Other key findings of this year’s report include:

Financial services organisations are looking to optimize their cloud usage: For this sector, the key reasons for modernizing its IT infrastructure are gain greater control of IT resource usage (59%) and gain speed (58%). And flexibility needed (55%) to meet business requirements.

Investment in hyperconverged infrastructure (HCI) shows the industry’s confidence in the private cloud: Nearly 50% of financial sector respondents have either fully deployed HCI or are in the process of doing so. But 38% report they will be deploying HCI within the next 12 to 24 months. This means the investment is directly aligned with increased private cloud adoption. Because HCI reduces the time it takes to build the software-defined, scalable infrastructure necessary to support the private cloud.

Security concerns are driving private cloud adoption: Financial services organisations (62%) ranked security, privacy and compliance issues as key concerns for running applications within public cloud solutions. But 30% of respondents were less concerned with public cloud capacity (30%) which meant that the public cloud has the capabilities to support IT infrastructures. And the security of sensitive data is non-negotiable and organisations are looking for alternative solutions.

The industry must invest in talent to support a hybrid cloud environment: More than a third of financial services respondents (36%) said they are short on skills needed to manage mixed private/public cloud environments. While 34% said they lack expertise in cloud-native technologies and containers, including Kubernetes. These issues have contributed to organisational struggles to fully adopt hybrid cloud.

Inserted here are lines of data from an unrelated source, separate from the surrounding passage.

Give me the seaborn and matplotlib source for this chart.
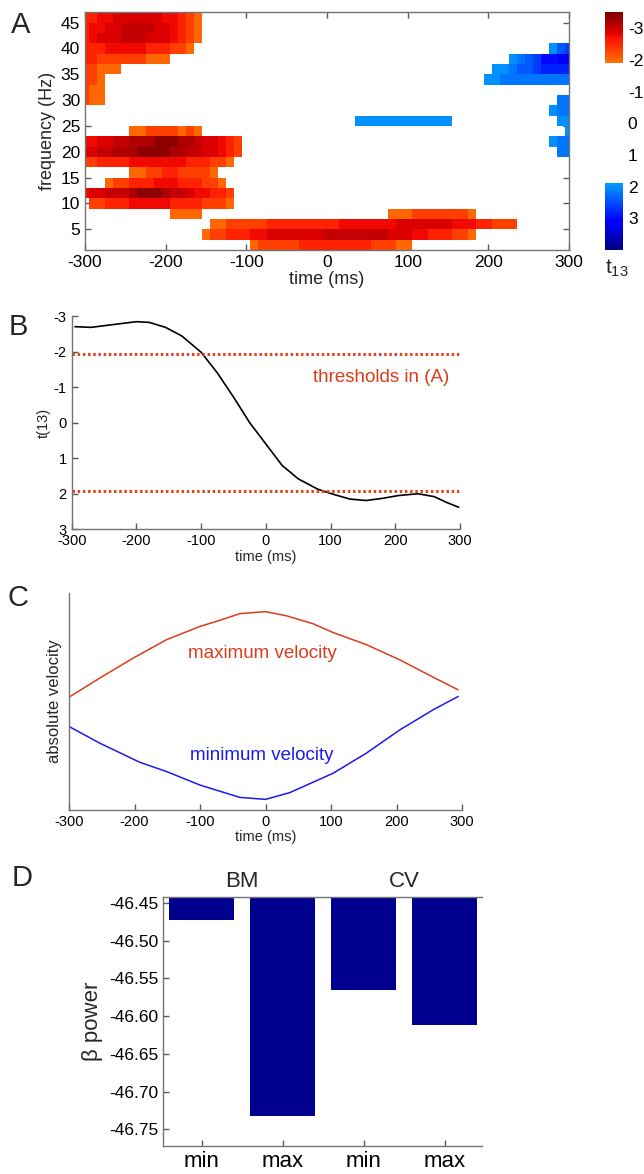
import numpy as np
import pandas as pd
import matplotlib
matplotlib.use('Agg')
import matplotlib.pyplot as plt
from matplotlib.colors import ListedColormap
import seaborn as sns

# ---------------- data ----------------
# A: t-map, 10 ms x 2 Hz cells; each row = list of (first cell centre ms, level codes)
times = list(range(-300, 301, 10))
freqs = list(range(46, 0, -2))
level = {'1': -2.0, '2': -2.3, '3': -2.55, '4': -2.75, '5': -2.9, '6': -3.05,
         '7': -3.2, '8': -3.4,
         'a': 2.0, 'b': 2.2, 'c': 2.4, 'd': 2.6, 'e': 2.8, 'f': 3.0, 'g': 3.2}
tmap_rows = {
    46: [(-300, "334455555544321")],
    44: [(-300, "344556666554321")],
    42: [(-300, "345556665554321")],
    40: [(-300, "33344444333221"), (280, "acd")],
    38: [(-300, "33222222111"), (230, "abcdffgg")],
    36: [(-300, "22111"), (210, "aabccdeeee")],
    34: [(-300, "221"), (200, "aabbbbbbbbb")],
    32: [(-300, "211")],
    30: [(-300, "211"), (290, "bb")],
    28: [(280, "abb")],
    26: [(40, "aaaaaaaaaaaa"), (290, "aa")],
    24: [(-240, "112222121"), (300, "a")],
    22: [(-300, "44556677788877655432"), (280, "abb")],
    20: [(-300, "55667778888776655432"), (290, "bb")],
    18: [(-300, "2233334444444333221")],
    16: [(-240, "11223322221")],
    14: [(-270, "122333444333221")],
    12: [(-300, "4556667888766544332")],
    10: [(-290, "223334444433332221")],
    8: [(-190, "1111"), (80, "11122222221")],
    6: [(-140, "11222223333333334444444555555544433222")],
    4: [(-150, "1223334455555556666666655544333221")],
    2: [(-90, "12222233333333322211")],
}
vmin, vmax, t_thr = -3.5, 4.0, 1.9

# B: t(13) time course
tb_time = [-295, -270, -240, -200, -180, -155, -130, -100, -75, -50, -25, 0,
           25, 50, 80, 105, 130, 155, 180, 205, 235, 260, 280, 298]
tb_t = [-2.70, -2.68, -2.75, -2.84, -2.82, -2.68, -2.44, -1.98, -1.40, -0.72,
        0.0, 0.6, 1.2, 1.58, 1.87, 2.02, 2.15, 2.19, 2.13, 2.05, 2.0, 2.08,
        2.25, 2.38]
thresholds = [-1.93, 1.93]

# C: absolute velocity (arbitrary units)
vel_time = [-300, -253, -202, -151, -100, -75, -39, 0, 32, 73, 103, 154, 205, 256, 294]
vel_max = [0.52, 0.608, 0.70, 0.785, 0.846, 0.869, 0.905, 0.914, 0.895, 0.858,
           0.818, 0.762, 0.692, 0.612, 0.554]
vel_time2 = [-300, -253, -192, -151, -100, -39, 0, 37, 103, 154, 205, 256, 294]
vel_min = [0.385, 0.308, 0.22, 0.177, 0.115, 0.058, 0.049, 0.08, 0.169, 0.262,
           0.369, 0.462, 0.523]

# D: beta power
conds = ['BM min', 'BM max', 'CV min', 'CV max']
cond_ticks = ['min', 'max', 'min', 'max']
beta = [-46.473, -46.732, -46.565, -46.612]

# ---------------- style ----------------
sns.set_theme(style='white')
plt.rcParams['font.family'] = ['Liberation Sans', 'DejaVu Sans']
plt.rcParams['axes.unicode_minus'] = False
plt.rcParams['mathtext.default'] = 'regular'
plt.rcParams['xtick.direction'] = 'in'
plt.rcParams['ytick.direction'] = 'in'
plt.rcParams['axes.edgecolor'] = '0.45'
plt.rcParams['axes.linewidth'] = 1.0
plt.rcParams['xtick.color'] = '0.35'
plt.rcParams['ytick.color'] = '0.35'
plt.rcParams['xtick.labelcolor'] = 'black'
plt.rcParams['ytick.labelcolor'] = 'black'

W, H = 644, 1174
fig = plt.figure(figsize=(W / 100, H / 100), dpi=100)


def rect(l, t, r, b):
    return [l / W, 1 - b / H, (r - l) / W, (b - t) / H]


red = '#dc3c1a'
blue = '#1a1af0'

# ---------------- A ----------------
grid = pd.DataFrame(np.nan, index=freqs, columns=times)
for f, segs in tmap_rows.items():
    for start, codes in segs:
        for i, c in enumerate(codes):
            grid.loc[f, start + 10 * i] = level[c]

tt = np.linspace(vmin, vmax, 256)
cols = plt.cm.jet_r((tt - vmin) / (vmax - vmin))
cols[np.abs(tt) < t_thr] = [1, 1, 1, 1]
cmap = ListedColormap(cols)

axA = fig.add_axes(rect(85, 12.3, 569, 250))
cax = fig.add_axes(rect(605, 12.3, 623, 250))
sns.heatmap(grid, cmap=cmap, vmin=vmin, vmax=vmax, ax=axA, cbar_ax=cax,
            xticklabels=False, yticklabels=False)
axA.set_xlim(0.5, len(times) - 0.5)
axA.set_ylim(len(freqs), 0)
for s in axA.spines.values():
    s.set_visible(True)
    s.set_color('0.45')
xt = [-300, -200, -100, 0, 100, 200, 300]
axA.set_xticks([(t + 300) / 10 + 0.5 for t in xt])
axA.set_xticklabels([str(t) for t in xt], fontsize=12.5)
yt = [5, 10, 15, 20, 25, 30, 35, 40, 45]
axA.set_yticks([(46 - f) / 2 + 0.5 for f in yt])
axA.set_yticklabels([str(f) for f in yt], fontsize=12.5, rotation=0)
axA.tick_params(top=True, right=True, bottom=True, left=True, length=4, width=1)
axA.set_xlabel('time (ms)', fontsize=13, labelpad=1)
axA.set_ylabel('frequency (Hz)', fontsize=13, labelpad=3)

cb = axA.collections[0].colorbar
cb.ax.invert_yaxis()
cb.set_ticks([-3, -2, -1, 0, 1, 2, 3])
cb.ax.tick_params(direction='in', length=4, labelsize=12.5, right=True)
cb.outline.set_edgecolor('0.45')
fig.text(605 / W, 1 - 268 / H, 't$_{13}$', fontsize=15, ha='left', va='center')

# ---------------- B ----------------
axB = fig.add_axes(rect(71.7, 316, 460, 529.3))
sns.lineplot(x=tb_time, y=tb_t, color='black', lw=1.2, ax=axB)
for th in thresholds:
    axB.axhline(th, color='#e8401c', lw=2.2, ls=(0, (0.8, 0.9)))
axB.set_xlim(-300, 300)
axB.set_ylim(3, -3)
axB.set_xticks(xt)
axB.set_xticklabels([str(t) for t in xt], fontsize=10.5)
axB.set_yticks([-3, -2, -1, 0, 1, 2, 3])
axB.set_yticklabels(['-3', '-2', '-1', '0', '1', '2', '3'], fontsize=10.5)
axB.tick_params(length=4, width=1, bottom=True, left=True)
axB.set_xlabel('time (ms)', fontsize=10.5, labelpad=1)
axB.set_ylabel('t(13)', fontsize=10.5, labelpad=2)
axB.text(178, -1.28, 'thresholds in (A)', color=red, fontsize=13.5,
         ha='center', va='center')
sns.despine(ax=axB)

# ---------------- C ----------------
axC = fig.add_axes(rect(69, 593, 462, 810))
sns.lineplot(x=vel_time, y=vel_max, color=red, lw=1.1, ax=axC)
sns.lineplot(x=vel_time2, y=vel_min, color=blue, lw=1.1, ax=axC)
axC.set_xlim(-300, 300)
axC.set_ylim(0, 1)
axC.set_xticks(xt)
axC.set_xticklabels([str(t) for t in xt], fontsize=10.5)
axC.set_yticks([])
axC.tick_params(length=4, width=1, bottom=True)
axC.set_xlabel('time (ms)', fontsize=10.5, labelpad=1)
axC.set_ylabel('absolute velocity', fontsize=12, labelpad=5)
axC.text(-5, 0.72, 'maximum velocity', color=red, fontsize=13.5,
         ha='center', va='center')
axC.text(-5, 0.25, 'minimum velocity', color=blue, fontsize=13.5,
         ha='center', va='center')
sns.despine(ax=axC)

# ---------------- D ----------------
axD = fig.add_axes(rect(163, 896.7, 482, 1146))
sns.barplot(x=conds, y=beta, color='#00008f', saturation=1, width=0.8,
            errorbar=None, linewidth=0, ax=axD)
axD.set_ylim(-46.772, -46.442)
axD.set_xlim(-0.48, 3.46)
axD.set_yticks([-46.45, -46.50, -46.55, -46.60, -46.65, -46.70, -46.75])
axD.set_yticklabels(['-46.45', '-46.50', '-46.55', '-46.60', '-46.65',
                     '-46.70', '-46.75'], fontsize=12.5)
axD.set_xticks(range(len(conds)))
axD.set_xticklabels(cond_ticks, fontsize=16)
axD.tick_params(length=4, width=1, bottom=True, left=True)
axD.set_xlabel('')
axD.set_ylabel('β power', fontsize=16, labelpad=4)
axD.spines['right'].set_visible(False)
axD.text(0.5, 1.06, 'BM', fontsize=16, ha='center', va='center',
         transform=axD.get_xaxis_transform())
axD.text(2.5, 1.06, 'CV', fontsize=16, ha='center', va='center',
         transform=axD.get_xaxis_transform())

# panel letters
for lab, x, y in [('A', 21, 25), ('B', 18, 327), ('C', 18, 598), ('D', 22, 878)]:
    fig.text(x / W, 1 - y / H, lab, fontsize=21, ha='center', va='center')

fig.savefig('out.png', dpi=100)
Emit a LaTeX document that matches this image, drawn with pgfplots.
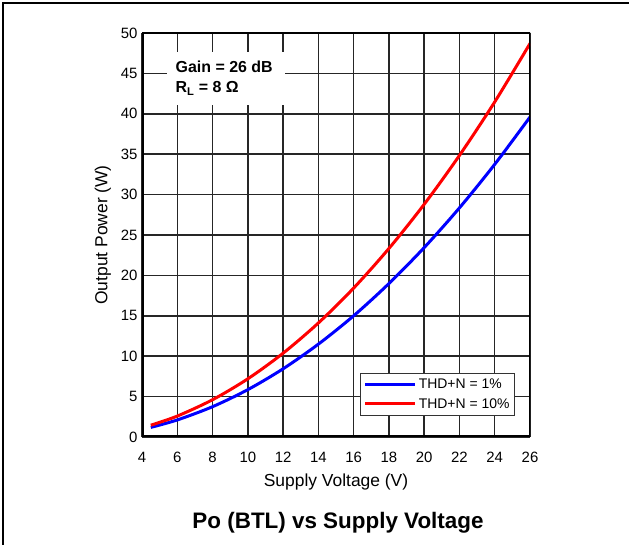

The survey spanned multiple industries, business sizes, and geographies including the Americas; Europe; the Middle East and Africa (EMEA); and Asia-Pacific and Japan. Nutanix commissioned U.K based Vanson Bourne to conduct this study, which surveyed 3,400 IT decision-makers around during the mid-2020.

The study’s main focus was to understand the impact of the COVID-19 pandemic on current and future IT infrastructure decisions. And how IT strategy and priorities might be changing because of it.